Despite the prominence of this cultural issue, Garland says that on the whole, the reaction she's seen to her Tumblr post has been "overwhelmingly positive, aside from the abuse." Perhaps surprisingly, she even credits "Gamergate and their high-profile harassment of Anita Sarkeesian, Zoë Quinn, and Brianna Wu" for "chang[ing] the way the law responds to threats and to gamers."

Garland told Vox that 2015 marked the first time she was able to talk to a police officer about gaming harassment incidents "without being insulted, threatened, or belittled." Her personal experiences with law enforcement include an incident described in her Tumblr post in which she called police to report being raped and police allegedly called her a drunk slut and hung up.

"I'm still really angry about that," Garland says, noting that her own experience, combined with incidents like the Jian Ghomeshi trial and the history of Canadian law enforcement and missing and murdered indigenous women, led Garland to conclude that police do "not view women as worth protecting." But she also thinks things are starting to change.

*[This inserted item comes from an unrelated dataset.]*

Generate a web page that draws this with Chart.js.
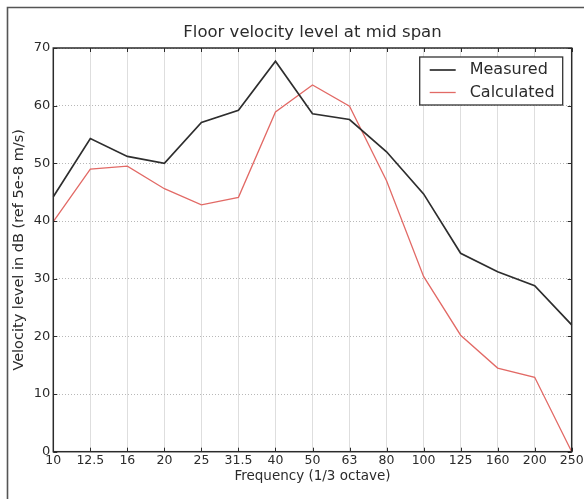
<!DOCTYPE html>
<html>
<head>
<meta charset="utf-8">
<script src="https://cdn.jsdelivr.net/npm/chart.js@4.4.1/dist/chart.umd.min.js"></script>
<style>
  html, body { margin: 0; padding: 0; background: #ffffff; }
  #wrap { position: relative; width: 584px; height: 499px; }
</style>
</head>
<body>
<div id="wrap"><canvas id="chart" width="584" height="499"></canvas></div>
<script>
// 1/3-octave band centre frequencies (Hz)
const frequencies = ['10', '12.5', '16', '20', '25', '31.5', '40', '50', '63', '80', '100', '125', '160', '200', '250'];
// Floor velocity level, dB re 5e-8 m/s
const measured   = [44.2, 54.3, 51.2, 50.0, 57.1, 59.2, 67.7, 58.6, 57.6, 52.0, 44.7, 34.4, 31.2, 28.8, 22.0];
const calculated = [39.9, 49.0, 49.5, 45.6, 42.8, 44.1, 58.9, 63.6, 59.9, 47.0, 30.4, 20.2, 14.5, 12.9, 0.0];
const yTicks = [0, 10, 20, 30, 40, 50, 60, 70];

const chartTitle = 'Floor velocity level at mid span';
const xTitle = 'Frequency (1/3 octave)';
const yTitle = 'Velocity level in dB (ref 5e-8 m/s)';

const FONT = '"DejaVu Sans", Arial, sans-serif';
const INK = '#2b2b2b';

// Outer frame, axes box, inward tick marks, title and boxed legend
const decorations = {
  id: 'decorations',
  beforeDraw(chart) {
    const ctx = chart.ctx;
    ctx.save();
    ctx.fillStyle = '#ffffff';
    ctx.fillRect(0, 0, chart.width, chart.height);
    ctx.strokeStyle = '#555555';
    ctx.lineWidth = 1.6;
    ctx.beginPath();
    ctx.moveTo(7.5, chart.height);
    ctx.lineTo(7.5, 7.5);
    ctx.lineTo(chart.width, 7.5);
    ctx.stroke();
    ctx.restore();
  },
  afterDatasetsDraw(chart) {
    const ctx = chart.ctx;
    const a = chart.chartArea;
    const xs = chart.scales.x, ys = chart.scales.y;
    ctx.save();
    // inward ticks on all four sides
    ctx.strokeStyle = INK;
    ctx.lineWidth = 1;
    ctx.beginPath();
    const tl = 4;
    for (let i = 0; i < frequencies.length; i++) {
      const px = Math.round(xs.getPixelForValue(i)) + 0.5;
      ctx.moveTo(px, a.bottom); ctx.lineTo(px, a.bottom - tl);
      ctx.moveTo(px, a.top); ctx.lineTo(px, a.top + tl);
    }
    yTicks.forEach(v => {
      const py = Math.round(ys.getPixelForValue(v)) + 0.5;
      ctx.moveTo(a.left, py); ctx.lineTo(a.left + tl, py);
      ctx.moveTo(a.right, py); ctx.lineTo(a.right - tl, py);
    });
    ctx.stroke();
    // axes box
    ctx.lineWidth = 1.5;
    ctx.strokeRect(a.left, a.top, a.right - a.left, a.bottom - a.top);

    // title
    ctx.fillStyle = INK;
    ctx.font = '16.5px ' + FONT;
    ctx.textAlign = 'center';
    ctx.textBaseline = 'middle';
    ctx.fillText(chartTitle, (a.left + a.right) / 2, 33);

    // legend
    const bw = 143, bh = 48;
    const bx = a.right - 9 - bw, by = a.top + 9;
    ctx.fillStyle = '#ffffff';
    ctx.fillRect(bx, by, bw, bh);
    ctx.strokeStyle = '#333333';
    ctx.lineWidth = 1.3;
    ctx.strokeRect(bx, by, bw, bh);
    ctx.font = '16px ' + FONT;
    ctx.textAlign = 'left';
    chart.data.datasets.forEach((ds, i) => {
      const cy = by + 13 + i * 22.5;
      ctx.strokeStyle = ds.borderColor;
      ctx.lineWidth = ds.borderWidth;
      ctx.beginPath();
      ctx.moveTo(bx + 10, cy);
      ctx.lineTo(bx + 36, cy);
      ctx.stroke();
      ctx.fillStyle = INK;
      ctx.fillText(ds.label, bx + 50, cy);
    });
    ctx.restore();
  }
};

new Chart(document.getElementById('chart'), {
  type: 'line',
  data: {
    labels: frequencies,
    datasets: [
      { label: 'Measured', data: measured, borderColor: '#2e2e2e', borderWidth: 1.7,
        pointRadius: 0, tension: 0, fill: false },
      { label: 'Calculated', data: calculated, borderColor: '#e26a66', borderWidth: 1.3,
        pointRadius: 0, tension: 0, fill: false }
    ]
  },
  options: {
    responsive: false,
    animation: false,
    layout: { padding: { top: 48, right: 12.3, bottom: 0, left: 0 } },
    plugins: {
      legend: { display: false },
      title: { display: false },
      tooltip: { enabled: false }
    },
    scales: {
      x: {
        type: 'category',
        offset: false,
        grid: { color: '#dedede', lineWidth: 1, drawTicks: false },
        border: { display: false },
        ticks: { color: INK, font: { family: FONT, size: 12.5 }, padding: 2, maxRotation: 0, autoSkip: false },
        title: { display: true, text: xTitle, color: INK, font: { family: FONT, size: 13.5 },
                 padding: { top: 0, bottom: 14.4 } },
        afterFit(scale) {
          scale.height = 47.3;
          scale.paddingLeft = 0;
          scale.paddingRight = 0;
        }
      },
      y: {
        min: 0, max: 70,
        afterBuildTicks(scale) { scale.ticks = yTicks.map(v => ({ value: v })); },
        grid: { color: '#b8b8b8', lineWidth: 1, drawTicks: false },
        border: { display: false, dash: [1, 2] },
        ticks: { color: INK, font: { family: FONT, size: 13 }, padding: 3 },
        title: { display: true, text: yTitle, color: INK, font: { family: FONT, size: 14.5 },
                 padding: { top: 11, bottom: 0 } },
        afterFit(scale) {
          scale.width = 53.3;
          scale.paddingTop = 0;
          scale.paddingBottom = 0;
        }
      }
    }
  },
  plugins: [decorations]
});
</script>
</body>
</html>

"While I'm very critical of the justice system in my post, police are getting better," she allows. "The officer I spoke to [after she reported the Malifaux forum incidents] treated me more like a domestic abuse survivor trying to leave a hostile situation than the victim of a crime, and I do not disagree with that response. Gaming communities can be insular and cult-like and I'm glad law enforcement is learning to work with women, even if it takes an infuriatingly long time."

Still, Garland made it clear that despite the slow steps forward in the larger culture, she's reached a breaking point regarding her own experiences of gaming harassment: "Abuse in the hobby is omnipresent and does not stop until we stand up, call it wrong, and FORCE it to end."

Regarding the response her Tumblr post has received, she added, "My life is the same whether I post [about] it or not. The only difference is that now everyone else going through this doesn't feel alone."